During the Cold War, permanent war footing seemed like more of a threatening novelty than a grinding inevitability. The time played host, therefore, to a global and surprisingly influential peace movement. The Politics of Peace tells the movement’s dramatic story of both ideals co-opted and maybe even betrayed and ideals that shaped our world and might be worth recovering.
The bulk of the book focuses on the multidimensional and international peace movement of the 1950s and 1960s. Goedde writes about the often forgotten movement against nuclear weapons, which swept up thousands of people on both sides of the Iron Curtain, arguing that the movement was an early form of environmentalism, insofar as the anti-nuclear activists were concerned with the effects of radiation on our soil and bodies. Women, in particular, emerged as effective advocates for peace. Through organizations such as Women Strike for Peace, they leveraged their social prestige as mothers and caregivers to crusade against the senselessness of war.
One chapter of The Politics of Peace shows how religious activists across the globe, including Quakers, made peace a touchstone of their thinking and activism.

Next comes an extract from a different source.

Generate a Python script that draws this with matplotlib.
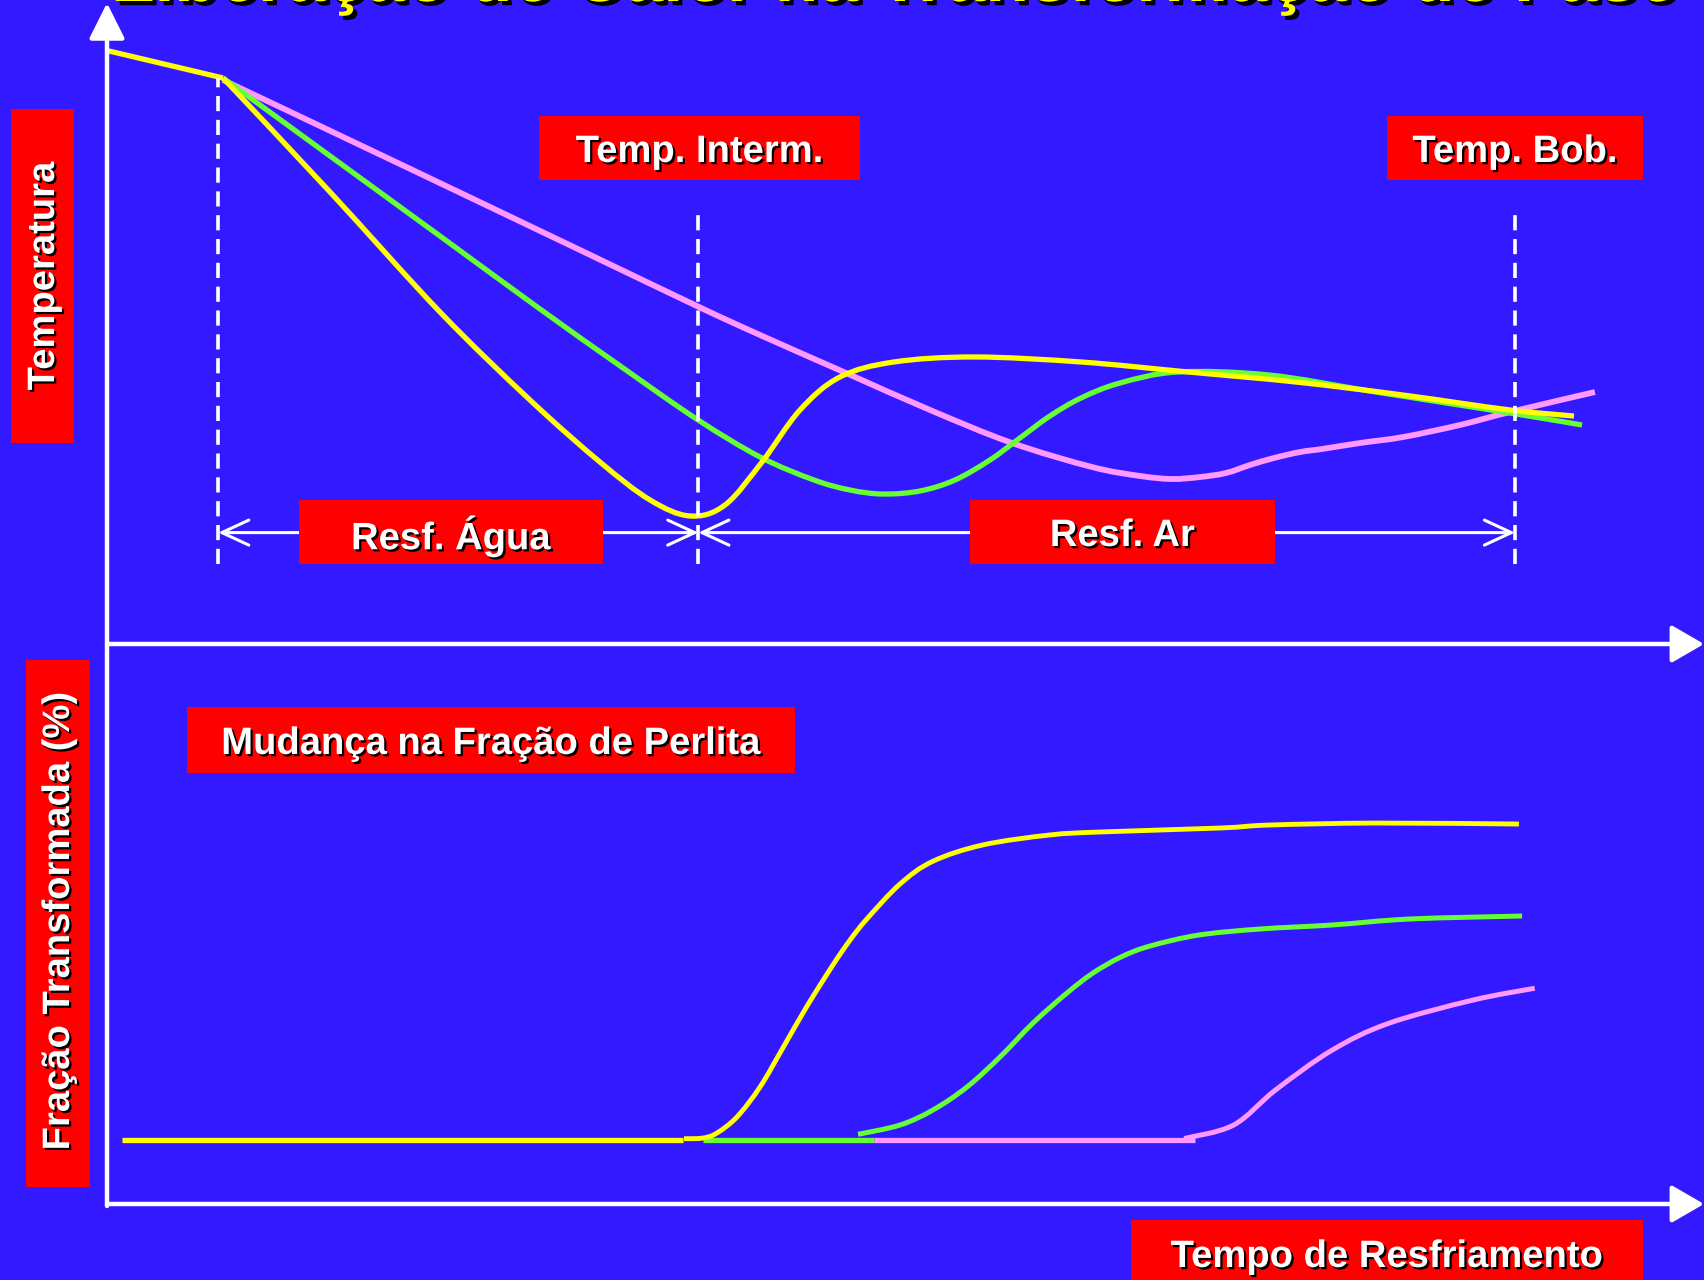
import numpy as np
import matplotlib
matplotlib.use("Agg")
import matplotlib.pyplot as plt
from matplotlib.path import Path
from matplotlib.patches import PathPatch, Rectangle
import matplotlib.patheffects as pe

# ---------------- data ----------------
# Upper panel: temperature (relative units) versus cooling time (relative units).
# The first yellow point is the common start before water cooling.
temp_yellow_t = [0.1, 8.24, 15.84, 23.65, 30.04, 35.01, 38.57, 41.41, 43.89, 46.52,
                 49.22, 52.06, 55.89, 61.58, 69.18, 76.78, 84.45, 92.05, 99.64, 104.19]
temp_yellow_T = [92.1, 87.89, 70.19, 51.55, 37.89, 28.26, 22.36, 19.88, 21.58, 28.26,
                 36.34, 41.46, 43.79, 44.57, 43.79, 42.24, 40.68, 38.66, 36.34, 35.40]

temp_green_t = [8.24, 15.84, 23.65, 30.75, 36.43, 41.90, 46.38, 50.21, 52.77, 55.11,
                57.74, 60.23, 62.71, 64.84, 66.97, 69.18, 71.95, 76.07, 82.53, 90.13,
                99.64, 104.76]
temp_green_T = [87.89, 75.78, 63.35, 52.02, 43.2, 34.9, 29.04, 25.47, 23.91, 23.29,
                23.76, 25.47, 28.57, 31.99, 35.40, 38.20, 40.53, 42.24, 41.77, 39.13,
                35.87, 34.01]

temp_pink_t = [8.24, 20.81, 33.59, 41.90, 46.38, 52.49, 58.45, 64.28, 69.96, 73.37,
               75.64, 77.63, 79.47, 81.18, 82.88, 84.73, 86.29, 88.99, 92.05, 96.09,
               99.64, 105.68]
temp_pink_T = [87.58, 74.53, 61.18, 52.48, 47.98, 42.08, 36.34, 31.21, 27.48, 26.09,
               25.62, 25.93, 26.55, 27.80, 28.88, 29.81, 30.28, 31.21, 32.14, 34.01,
               36.02, 39.13]

# Lower panel: transformed pearlite fraction (%) versus cooling time.
# Untransformed stretch (fraction 0) for each series: start and end times
base_yellow = [1.1, 40.9]
base_green = [42.35, 54.5]
base_pink = [54.5, 77.3]

frac_yellow_t = [40.98, 42.33, 43.32, 44.74, 46.38, 48.01, 49.72, 51.56, 52.77, 53.98,
                 56.32, 58.66, 62.22, 66.97, 70.53, 79.05, 82.53, 90.06, 100.28]
frac_yellow_F = [0.26, 0.40, 1.41, 4.64, 10.69, 18.6, 27.0, 35.3, 40.3, 44.6,
                 51.6, 56.2, 59.5, 61.5, 62.1, 62.9, 63.5, 63.9, 63.7]

frac_green_t = [53.34, 56.32, 58.66, 61.08, 63.42, 65.77, 68.18, 70.03, 72.02, 74.08,
                77.56, 81.89, 87.00, 92.54, 100.50]
frac_green_F = [1.15, 3.02, 6.05, 10.69, 16.73, 23.59, 29.64, 33.67, 36.90, 39.11,
                41.33, 42.54, 43.35, 44.56, 45.16]

frac_pink_t = [76.5, 80.0, 83.0, 87.0, 91.0, 97.0, 101.4]
frac_pink_F = [0.3, 3.0, 10.1, 18.1, 23.5, 28.2, 30.6]

# Process stages: start of water cooling, intermediate temperature, coiling temperature
stage_times = [7.9, 42.0, 100.0]
stage_top_T = [87.9, 67.1, 67.1]
stage_bottom_T = 12.4
span_T = 17.3

title = "Liberação de Calor na Transformação de Fase"

# ---------------- style ----------------
BG = "#3319FF"
YELLOW = "#FFFF00"
GREEN = "#66FF33"
PINK = "#FF99FF"
RED = "#FF0000"
FONT = ["Liberation Sans", "DejaVu Sans"]
LABEL_SIZE = 27.5

W, H = 1704, 1280
fig = plt.figure(figsize=(W / 100, H / 100), dpi=100, facecolor=BG)


def smooth(ax, xs, ys, color, lw=3.8, z=3):
    """Draw a smooth curve through the given points (Catmull-Rom as cubic Bezier)."""
    pts = np.column_stack([xs, ys]).astype(float)
    P = np.vstack([pts[0], pts, pts[-1]])
    verts = [pts[0]]
    codes = [Path.MOVETO]
    for i in range(1, len(P) - 2):
        p0, p1, p2, p3 = P[i - 1], P[i], P[i + 1], P[i + 2]
        verts += [p1 + (p2 - p0) / 6.0, p2 - (p3 - p1) / 6.0, p2]
        codes += [Path.CURVE4] * 3
    ax.add_patch(PathPatch(Path(verts, codes), fill=False, edgecolor=color,
                           lw=lw, capstyle="butt", joinstyle="round", zorder=z))


# time axis: 0 at the vertical axis, 100 at coiling temperature
x0_px, px_per_t = 107, 14.08
t_max = (W - x0_px) / px_per_t

# upper panel (temperature)
ax_top = fig.add_axes([x0_px / W, (H - 644) / H, (W - x0_px) / W, 644 / H])
ax_top.set_xlim(0, t_max)
ax_top.set_ylim(0, 100)
ax_top.axis("off")

smooth(ax_top, temp_pink_t, temp_pink_T, PINK, lw=4.2)
smooth(ax_top, temp_green_t, temp_green_T, GREEN)
# yellow: straight lead-in, then the water-cooling curve from the corner on
ax_top.plot(temp_yellow_t[:2], temp_yellow_T[:2], color=YELLOW, lw=3.8,
            solid_capstyle="butt", zorder=3)
smooth(ax_top, temp_yellow_t[1:], temp_yellow_T[1:], YELLOW)

for t, top in zip(stage_times, stage_top_T):
    ax_top.plot([t, t], [stage_bottom_T, top], color="white", lw=2.6,
                dashes=(4.2, 2.4), zorder=5)

for a, b in [(stage_times[0], stage_times[1]), (stage_times[1], stage_times[2])]:
    ax_top.annotate("", xy=(a, span_T), xytext=(b, span_T),
                    arrowprops=dict(arrowstyle="<->,head_length=0.97,head_width=0.45",
                                    mutation_scale=20, lw=2.2, color="white",
                                    shrinkA=0, shrinkB=0), zorder=4)

# lower panel (transformed fraction)
ax_bot = fig.add_axes([x0_px / W, (H - 1204) / H, (W - x0_px) / W, 560 / H])
ax_bot.set_xlim(0, t_max)
ax_bot.set_ylim(-12.9, 100)
ax_bot.axis("off")

for base, color in [(base_yellow, YELLOW), (base_green, GREEN), (base_pink, PINK)]:
    ax_bot.plot(base, [0, 0], color=color, lw=3.8, solid_capstyle="butt", zorder=3)

smooth(ax_bot, frac_yellow_t, frac_yellow_F, YELLOW, lw=3.5)
smooth(ax_bot, frac_green_t, frac_green_F, GREEN, lw=3.6)
smooth(ax_bot, frac_pink_t, frac_pink_F, PINK, lw=3.6)

# decorations in pixel space: axis arrows and label boxes
deco = fig.add_axes([0, 0, 1, 1])
deco.set_xlim(0, W)
deco.set_ylim(H, 0)
deco.axis("off")
deco.patch.set_alpha(0)

arrow_kw = dict(mutation_scale=20, lw=3.2, color="white", shrinkA=0, shrinkB=0)
deco.annotate("", xy=(107, 3), xytext=(107, 1206),
              arrowprops=dict(arrowstyle="-|>,head_length=1.1,head_width=0.55", **arrow_kw))
for yy in (644, 1204):
    deco.annotate("", xy=(W, yy), xytext=(107, yy),
                  arrowprops=dict(arrowstyle="-|>,head_length=1.0,head_width=0.58", **arrow_kw))

shadow = [pe.withSimplePatchShadow(offset=(1.6, -1.6), shadow_rgbFace="black", alpha=1.0)]


def label_box(x0, y0, x1, y1, text, rotation=0, cx=None, cy=None):
    deco.add_patch(Rectangle((x0, y0), x1 - x0, y1 - y0, facecolor=RED,
                             edgecolor="none", zorder=6))
    cx = (x0 + x1) / 2 if cx is None else cx
    cy = (y0 + y1) / 2 if cy is None else cy
    deco.text(cx, cy, text, color="white", fontsize=LABEL_SIZE,
              fontweight="bold", family=FONT, ha="center",
              va="center" if rotation else "center_baseline",
              rotation=rotation, path_effects=shadow, zorder=7)


label_box(539, 116, 860, 180, "Temp. Interm.")
label_box(1387, 116, 1643, 180, "Temp. Bob.")
label_box(299, 500, 603, 564, "Resf. Água")
label_box(970, 500, 1275, 564, "Resf. Ar")
label_box(187, 707, 795, 773, "Mudança na Fração de Perlita")
label_box(11, 109, 74, 443, "Temperatura", rotation=90, cx=44, cy=276)
label_box(26, 660, 90, 1187, "Fração Transformada (%)", rotation=90, cx=59, cy=921)
label_box(1131, 1220, 1643, 1290, "Tempo de Resfriamento", cy=1253)

# slide title, running off the top edge
fig.text(0.5246, 1 - 1 / H, title, color=YELLOW, fontsize=51.5, fontweight="bold",
         family=FONT, ha="center", va="baseline",
         path_effects=[pe.withSimplePatchShadow(offset=(3, -3), shadow_rgbFace="black",
                                                alpha=1.0)])

fig.savefig("out.png", dpi=100, facecolor=BG)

A surprising number of the most influential peace advocates hailed from religious traditions, and the anti-nuclear and anti-Vietnam movements were leavened by their participation.
The book details the complicated decline of the peace movement in the late 1960s and 1970s, with Goedde singling out two causes. First, some activists became intrigued by anti-colonial struggles in Vietnam and elsewhere, which were violent by nature. At a time when the imperial powers were using unimaginable force against vulnerable communities the world over, it came to seem increasingly hopeless—even reckless—to urge peace.
Second, the peace movement became, in a way, a victim of its own success. The anti-nuclear movement, in particular, notched a tremendous victory with the Partial Test Ban Treaty of 1963. And in the 1970s, both the American and Soviet regimes mobilized the discourse of peace in their halting efforts to draw down the Cold War. In the era of détente, when global war seemed like a distant prospect, peace seemed more in alignment with the status quo than against it.
What should we think about the movement today? The very idea of peace activism can seem quaint now to the general public—an index of just how dreadful the past half-century has been and how activists failed to halt wars in Vietnam and Iraq.
And yet the message of Goedde’s book is more heartening. Activists achieved some short-term, and maybe even long-term, success. And even if they hadn’t, they served as living proof that another way is possible, that beasts of war do not lurk in every human heart.